> _What you should do_
Only the lines from the line containing "Rebuild this chart" through the line containing "t_n = [660, 777, 1005, 965, 960, 1120, 1362]" should be reproduced, please, with no pictures.

> _Records for this exercise_
========
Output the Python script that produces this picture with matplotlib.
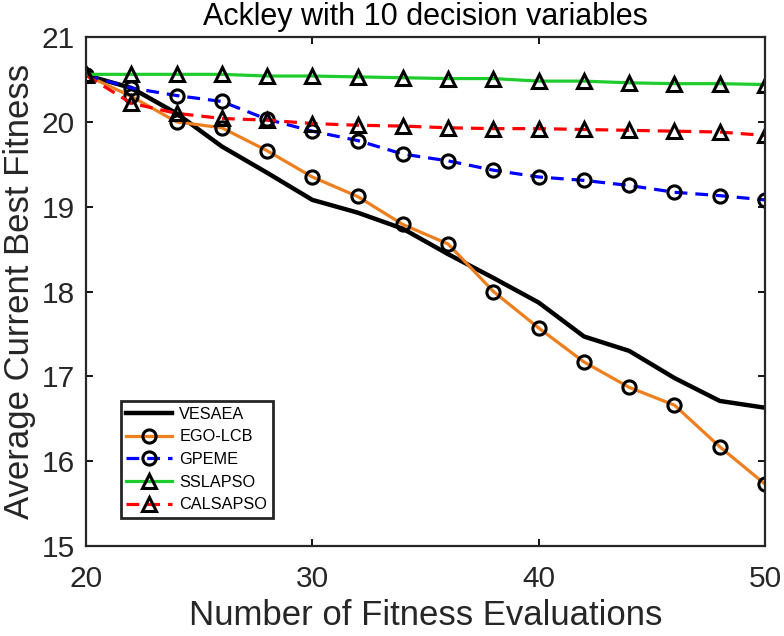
========
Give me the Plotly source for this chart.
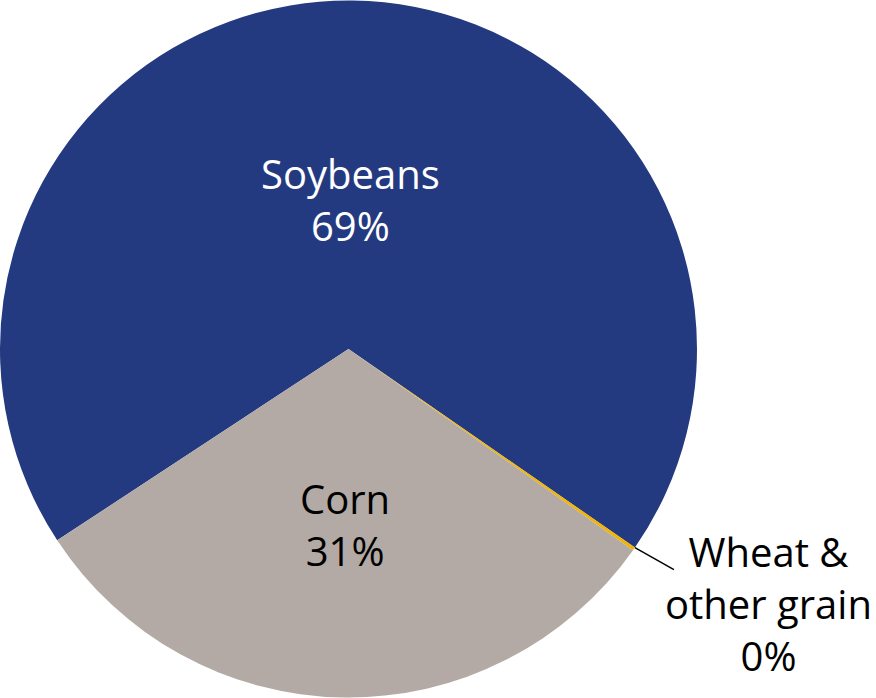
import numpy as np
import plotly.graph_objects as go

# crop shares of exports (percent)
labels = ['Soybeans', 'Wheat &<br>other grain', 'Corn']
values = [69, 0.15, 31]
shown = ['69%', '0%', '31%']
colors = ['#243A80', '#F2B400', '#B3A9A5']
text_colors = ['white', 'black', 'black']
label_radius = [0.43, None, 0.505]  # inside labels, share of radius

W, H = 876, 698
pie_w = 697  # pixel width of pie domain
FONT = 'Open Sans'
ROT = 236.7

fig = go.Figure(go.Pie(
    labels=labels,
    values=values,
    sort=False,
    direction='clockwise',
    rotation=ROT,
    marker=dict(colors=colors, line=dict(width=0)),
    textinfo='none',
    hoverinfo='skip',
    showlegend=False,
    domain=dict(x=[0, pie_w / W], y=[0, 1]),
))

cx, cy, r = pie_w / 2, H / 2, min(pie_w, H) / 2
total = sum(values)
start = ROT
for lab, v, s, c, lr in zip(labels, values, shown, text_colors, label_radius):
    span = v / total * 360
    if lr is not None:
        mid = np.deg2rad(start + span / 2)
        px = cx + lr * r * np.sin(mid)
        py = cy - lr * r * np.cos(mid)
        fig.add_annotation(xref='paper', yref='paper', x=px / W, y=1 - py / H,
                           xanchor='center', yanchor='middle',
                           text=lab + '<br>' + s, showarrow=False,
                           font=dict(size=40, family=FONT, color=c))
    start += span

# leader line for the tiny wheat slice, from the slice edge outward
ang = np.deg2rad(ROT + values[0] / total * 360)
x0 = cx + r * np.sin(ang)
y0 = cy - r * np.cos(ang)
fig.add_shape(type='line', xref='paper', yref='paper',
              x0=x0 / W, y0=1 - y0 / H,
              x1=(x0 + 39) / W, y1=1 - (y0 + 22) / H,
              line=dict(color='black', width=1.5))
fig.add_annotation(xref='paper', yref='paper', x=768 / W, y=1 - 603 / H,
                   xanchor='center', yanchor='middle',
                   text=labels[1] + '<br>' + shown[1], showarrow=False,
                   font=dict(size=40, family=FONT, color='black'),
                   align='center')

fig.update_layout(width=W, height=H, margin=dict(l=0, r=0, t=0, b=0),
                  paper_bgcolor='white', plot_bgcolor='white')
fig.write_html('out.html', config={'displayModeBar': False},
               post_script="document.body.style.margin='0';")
========
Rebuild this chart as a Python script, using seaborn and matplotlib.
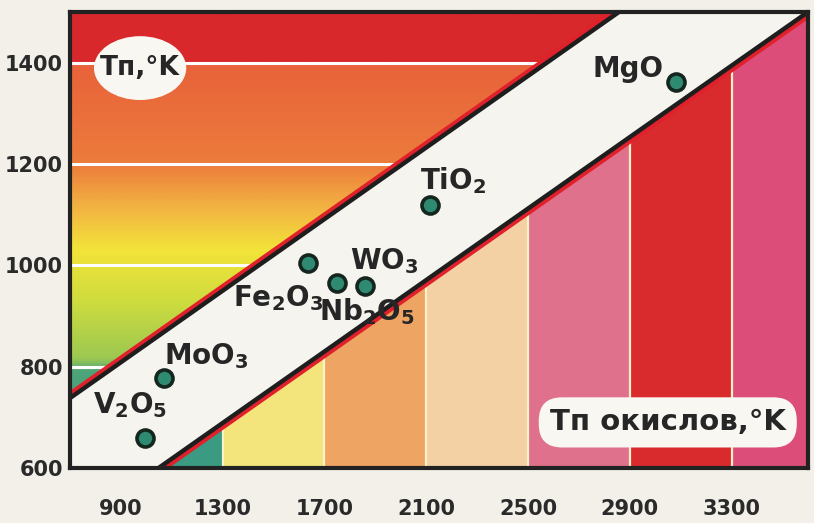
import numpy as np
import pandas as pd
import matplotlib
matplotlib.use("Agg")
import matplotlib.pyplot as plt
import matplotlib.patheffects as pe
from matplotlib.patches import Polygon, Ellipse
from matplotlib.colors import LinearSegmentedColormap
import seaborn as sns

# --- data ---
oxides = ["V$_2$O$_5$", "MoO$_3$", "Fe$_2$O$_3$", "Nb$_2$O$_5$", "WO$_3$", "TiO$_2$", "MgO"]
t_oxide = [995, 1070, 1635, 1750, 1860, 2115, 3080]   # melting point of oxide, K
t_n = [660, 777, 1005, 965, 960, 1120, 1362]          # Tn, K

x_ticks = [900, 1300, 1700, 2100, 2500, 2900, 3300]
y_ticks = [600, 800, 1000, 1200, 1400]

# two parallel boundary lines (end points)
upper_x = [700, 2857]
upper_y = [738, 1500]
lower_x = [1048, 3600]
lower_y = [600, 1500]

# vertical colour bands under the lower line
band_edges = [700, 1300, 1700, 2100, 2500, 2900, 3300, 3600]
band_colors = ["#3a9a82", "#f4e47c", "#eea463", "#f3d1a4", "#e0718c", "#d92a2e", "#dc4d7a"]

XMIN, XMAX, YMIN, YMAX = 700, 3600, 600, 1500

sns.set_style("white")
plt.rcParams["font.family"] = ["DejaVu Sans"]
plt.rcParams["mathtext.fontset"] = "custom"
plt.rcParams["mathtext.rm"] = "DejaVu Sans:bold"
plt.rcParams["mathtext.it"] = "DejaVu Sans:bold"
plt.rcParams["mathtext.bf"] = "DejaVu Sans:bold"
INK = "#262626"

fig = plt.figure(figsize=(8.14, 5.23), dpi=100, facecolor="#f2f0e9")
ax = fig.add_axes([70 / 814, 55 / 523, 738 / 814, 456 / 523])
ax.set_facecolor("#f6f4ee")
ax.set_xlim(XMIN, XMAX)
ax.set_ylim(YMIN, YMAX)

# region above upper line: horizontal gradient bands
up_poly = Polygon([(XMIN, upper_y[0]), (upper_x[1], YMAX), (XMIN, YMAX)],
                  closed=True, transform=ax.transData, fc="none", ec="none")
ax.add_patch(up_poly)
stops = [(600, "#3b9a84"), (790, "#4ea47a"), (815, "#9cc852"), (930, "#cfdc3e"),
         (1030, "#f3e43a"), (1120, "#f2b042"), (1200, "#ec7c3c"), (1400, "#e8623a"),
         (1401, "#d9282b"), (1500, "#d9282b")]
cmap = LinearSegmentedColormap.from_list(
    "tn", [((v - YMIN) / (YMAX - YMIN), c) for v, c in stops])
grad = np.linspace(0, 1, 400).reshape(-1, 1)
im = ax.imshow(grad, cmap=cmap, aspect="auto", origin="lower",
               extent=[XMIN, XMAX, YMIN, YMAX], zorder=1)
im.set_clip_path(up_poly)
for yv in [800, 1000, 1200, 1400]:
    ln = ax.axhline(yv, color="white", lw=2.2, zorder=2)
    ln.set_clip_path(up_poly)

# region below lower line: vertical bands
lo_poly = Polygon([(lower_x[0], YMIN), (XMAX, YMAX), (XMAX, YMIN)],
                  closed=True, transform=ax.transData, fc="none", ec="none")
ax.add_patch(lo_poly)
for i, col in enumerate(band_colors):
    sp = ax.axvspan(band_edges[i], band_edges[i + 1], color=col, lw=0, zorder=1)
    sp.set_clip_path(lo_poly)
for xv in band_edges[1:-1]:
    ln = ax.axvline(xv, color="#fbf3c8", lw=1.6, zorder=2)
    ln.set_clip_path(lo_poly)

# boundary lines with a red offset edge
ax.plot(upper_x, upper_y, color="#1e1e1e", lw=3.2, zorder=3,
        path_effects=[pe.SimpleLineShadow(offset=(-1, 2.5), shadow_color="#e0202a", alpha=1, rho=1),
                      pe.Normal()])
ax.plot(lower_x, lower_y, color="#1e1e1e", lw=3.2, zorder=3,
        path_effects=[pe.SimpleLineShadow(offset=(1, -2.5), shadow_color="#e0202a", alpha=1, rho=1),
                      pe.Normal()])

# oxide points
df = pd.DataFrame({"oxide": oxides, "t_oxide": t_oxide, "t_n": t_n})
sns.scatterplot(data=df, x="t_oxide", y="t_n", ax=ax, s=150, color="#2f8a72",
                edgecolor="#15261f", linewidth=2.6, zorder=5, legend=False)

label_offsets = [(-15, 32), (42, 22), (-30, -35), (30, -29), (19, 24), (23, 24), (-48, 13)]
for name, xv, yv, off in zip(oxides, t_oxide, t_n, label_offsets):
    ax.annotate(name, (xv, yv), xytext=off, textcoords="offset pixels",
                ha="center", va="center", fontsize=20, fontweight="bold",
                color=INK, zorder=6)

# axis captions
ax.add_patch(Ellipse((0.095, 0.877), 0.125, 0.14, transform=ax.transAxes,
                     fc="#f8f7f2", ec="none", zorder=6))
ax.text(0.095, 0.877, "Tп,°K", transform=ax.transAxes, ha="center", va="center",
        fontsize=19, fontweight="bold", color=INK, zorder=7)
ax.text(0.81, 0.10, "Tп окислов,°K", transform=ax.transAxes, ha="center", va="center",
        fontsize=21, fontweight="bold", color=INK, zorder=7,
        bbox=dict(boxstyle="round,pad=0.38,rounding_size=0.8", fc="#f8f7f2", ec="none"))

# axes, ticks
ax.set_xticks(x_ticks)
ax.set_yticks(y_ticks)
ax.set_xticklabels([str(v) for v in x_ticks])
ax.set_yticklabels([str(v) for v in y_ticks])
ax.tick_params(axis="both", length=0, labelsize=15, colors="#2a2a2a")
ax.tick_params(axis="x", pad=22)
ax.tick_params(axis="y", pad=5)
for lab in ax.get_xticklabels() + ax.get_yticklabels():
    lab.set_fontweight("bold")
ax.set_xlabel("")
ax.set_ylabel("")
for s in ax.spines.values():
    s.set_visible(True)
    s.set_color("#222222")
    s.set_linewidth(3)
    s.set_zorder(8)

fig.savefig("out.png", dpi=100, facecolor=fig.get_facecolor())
========
> _Output below_
Rebuild this chart as a Python script, using seaborn and matplotlib.
import numpy as np
import pandas as pd
import matplotlib
matplotlib.use("Agg")
import matplotlib.pyplot as plt
import matplotlib.patheffects as pe
from matplotlib.patches import Polygon, Ellipse
from matplotlib.colors import LinearSegmentedColormap
import seaborn as sns

# --- data ---
oxides = ["V$_2$O$_5$", "MoO$_3$", "Fe$_2$O$_3$", "Nb$_2$O$_5$", "WO$_3$", "TiO$_2$", "MgO"]
t_oxide = [995, 1070, 1635, 1750, 1860, 2115, 3080]   # melting point of oxide, K
t_n = [660, 777, 1005, 965, 960, 1120, 1362]          # Tn, K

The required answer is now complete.